Mas Loo afirma que não se sabe ao certo se muitos chineses, que tipicamente investem suas economias de forma mais tradicional, como a compra de imóveis, passariam a adotar os fundos de aposentadoria privada.
Esses problemas não são só da China. A população do Japão e da Coreia do Sul também está envelhecendo, e a quantidade de trabalhadores está diminuindo.
Yi afirma que Pequim está prestes a reproduzir as políticas japonesas para reduzir os custos de criação de filhos, mas ele acrescenta que “a China está ‘ficando velha antes de enriquecer’ e não tem nem mesmo os recursos financeiros para seguir por completo o caminho do Japão“.
O envelhecimento da população não é a única preocupação de Pequim.
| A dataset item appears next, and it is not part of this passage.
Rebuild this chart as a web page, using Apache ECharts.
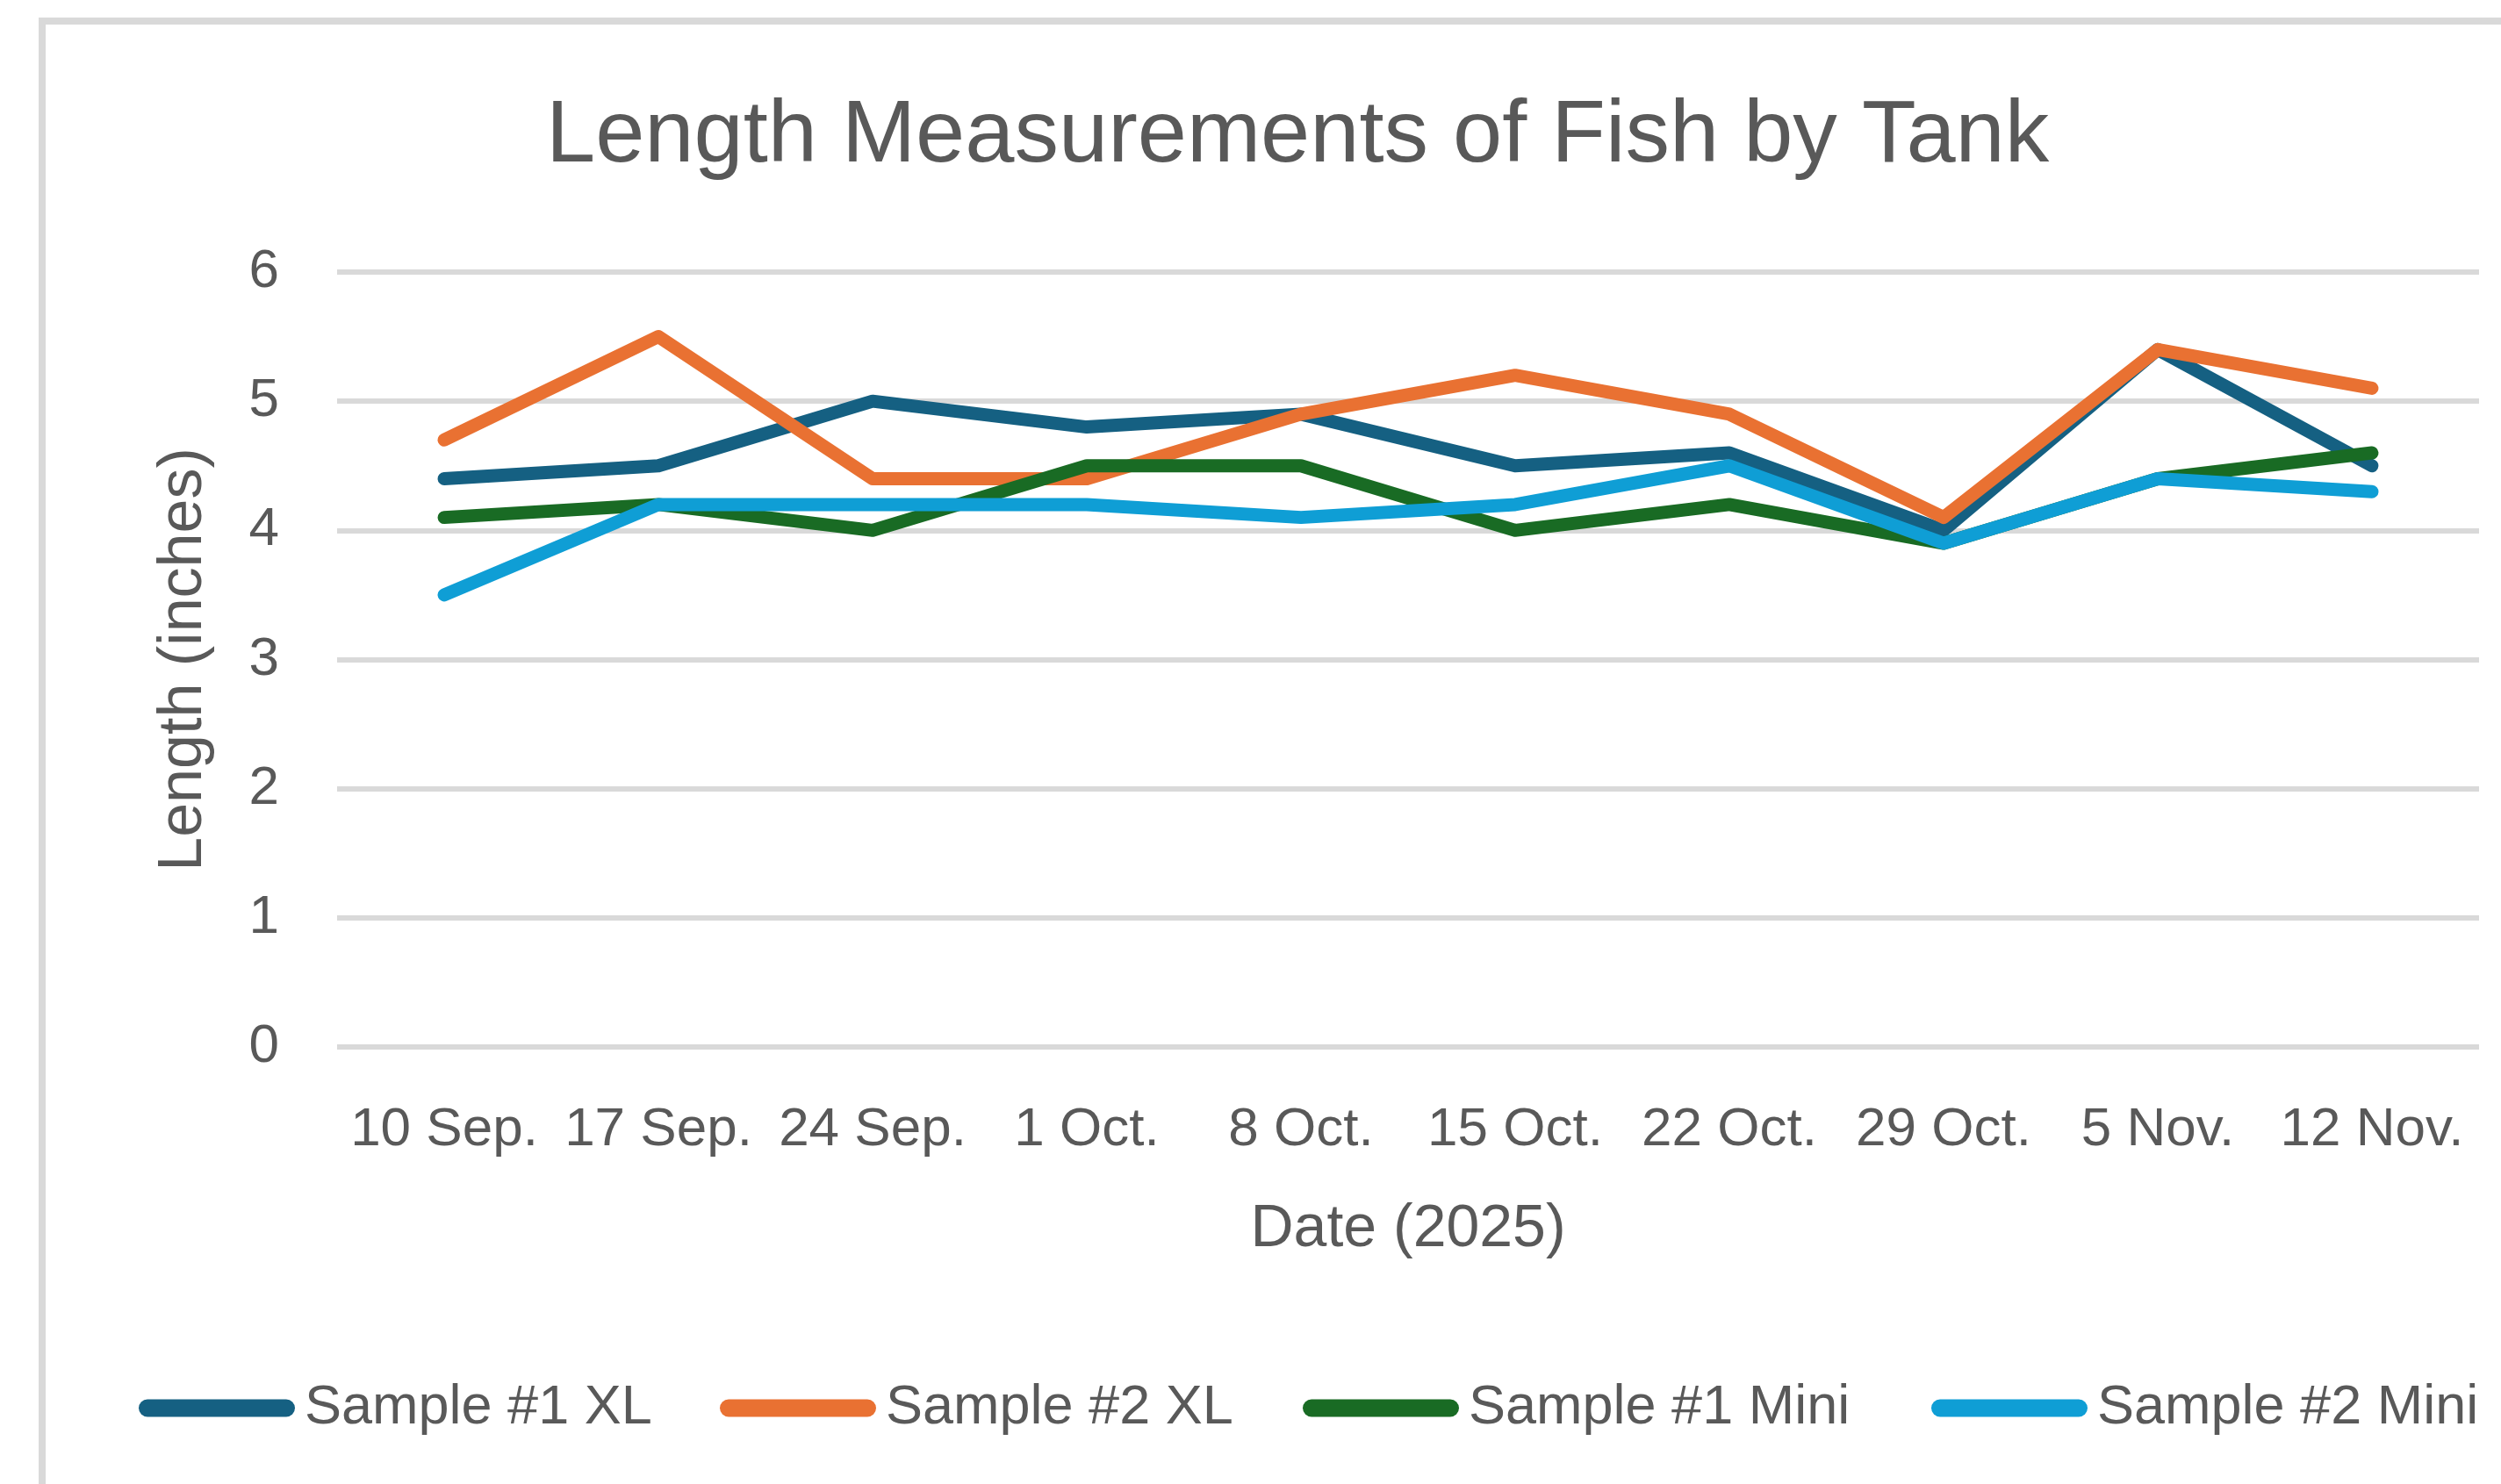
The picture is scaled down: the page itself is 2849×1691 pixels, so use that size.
<!DOCTYPE html>
<html>
<head>
<meta charset="utf-8">
<script src="https://cdn.jsdelivr.net/npm/echarts@6/dist/echarts.min.js"></script>
<style>
  html, body { margin: 0; padding: 0; background: #ffffff; }
  #chart { width: 2849px; height: 1691px; }
</style>
</head>
<body>
<div id="chart"></div>
<script>
const chartTitle = 'Length Measurements of Fish by Tank';
const xAxisTitle = 'Date (2025)';
const yAxisTitle = 'Length (inches)';
const categories = ['10 Sep.', '17 Sep.', '24 Sep.', '1 Oct.', '8 Oct.', '15 Oct.', '22 Oct.', '29 Oct.', '5 Nov.', '12 Nov.'];
const seriesNames = ['Sample #1 XL', 'Sample #2 XL', 'Sample #1 Mini', 'Sample #2 Mini'];
const sample1XL   = [4.4, 4.5, 5.0, 4.8, 4.9, 4.5, 4.6, 4.0, 5.4, 4.5];
const sample2XL   = [4.7, 5.5, 4.4, 4.4, 4.9, 5.2, 4.9, 4.1, 5.4, 5.1];
const sample1Mini = [4.1, 4.2, 4.0, 4.5, 4.5, 4.0, 4.2, 3.9, 4.4, 4.6];
const sample2Mini = [3.5, 4.2, 4.2, 4.2, 4.1, 4.2, 4.5, 3.9, 4.4, 4.3];
const yTicks = [0, 1, 2, 3, 4, 5, 6];

const colors = ['#156082', '#E97132', '#196B24', '#0F9ED5'];
const seriesData = [sample1XL, sample2XL, sample1Mini, sample2Mini];
const font = 'Liberation Sans, Arial, sans-serif';
const textColor = '#595959';
const legendLefts = [158, 820, 1484, 2200];
const legendIcon = 'path://M10,0 L168,0 A10,10 0 0 1 168,20 L10,20 A10,10 0 0 1 10,0 Z';

// centre the title at x = 1478 (measure its width with the same font)
const titleSize = 101;
const measureCtx = document.createElement('canvas').getContext('2d');
measureCtx.font = titleSize + 'px "Liberation Sans", Arial, sans-serif';
const titleWidth = measureCtx.measureText(chartTitle).width;
const titleLeft = Math.round(1478 - titleWidth / 2);

const chart = echarts.init(document.getElementById('chart'), null, { renderer: 'canvas' });

const option = {
  backgroundColor: '#ffffff',
  animation: false,
  color: colors,
  textStyle: { fontFamily: font },
  graphic: [{
    type: 'rect',
    silent: true,
    shape: { x: 48, y: 24, width: 3000, height: 2000 },
    style: { fill: 'none', stroke: '#d9d9d9', lineWidth: 8 }
  }],
  title: {
    text: chartTitle,
    left: titleLeft,
    top: 106,
    padding: 0,
    textStyle: { fontFamily: font, fontSize: titleSize, fontWeight: 'normal', color: textColor }
  },
  legend: seriesNames.map((name, i) => ({
    data: [name],
    left: legendLefts[i],
    top: 1573,
    padding: 0,
    itemWidth: 178,
    itemHeight: 20,
    icon: legendIcon,
    textStyle: { fontFamily: font, fontSize: 63, color: textColor, padding: [0, 0, 0, 6] }
  })),
  grid: { left: 384, right: 25, top: 310, bottom: 498, containLabel: false },
  xAxis: {
    type: 'category',
    data: categories,
    boundaryGap: true,
    name: xAxisTitle,
    nameLocation: 'middle',
    nameGap: 174,
    nameTextStyle: { fontFamily: font, fontSize: 68, color: textColor },
    axisLine: { show: false },
    axisTick: { show: false },
    axisLabel: { interval: 0, margin: 64, fontFamily: font, fontSize: 62, color: textColor },
    splitLine: { show: false }
  },
  yAxis: {
    type: 'value',
    min: yTicks[0],
    max: yTicks[yTicks.length - 1],
    interval: 1,
    name: yAxisTitle,
    nameLocation: 'middle',
    nameGap: 139,
    nameRotate: 90,
    nameTextStyle: { fontFamily: font, fontSize: 70, color: textColor },
    axisLine: { show: false },
    axisTick: { show: false },
    axisLabel: { margin: 66, fontFamily: font, fontSize: 62, color: textColor },
    splitLine: { lineStyle: { color: '#d9d9d9', width: 6 } }
  },
  series: seriesNames.map((name, i) => ({
    name: name,
    type: 'line',
    data: seriesData[i],
    showSymbol: false,
    symbol: 'none',
    lineStyle: { width: 15, color: colors[i], cap: 'round', join: 'round' },
    itemStyle: { color: colors[i] },
    emphasis: { disabled: true }
  }))
};

chart.setOption(option);
</script>
</body>
</html>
Existe também um movimento online crescente entre os jovens, chamado “ficar deitado”. Esse movimento convoca os trabalhadores a rejeitar a luta para ter sucesso na carreira, prometendo liberdade das pressões da vida e do trabalho existentes na sociedade capitalista acelerada.
Acrescente-se ainda a alta taxa de desemprego entre os jovens, que atingiu o pico de 20% entre as pessoas com 15 a 24 anos de idade, em julho de 2022.
“Os trabalhadores são a farinha e o sistema de aposentadoria é a técnica de produção de pão”, explica Yi Fuxian. “Sem farinha suficiente, é impossível fazer pão em quantidade, mesmo com as melhores técnicas de produção de pão.”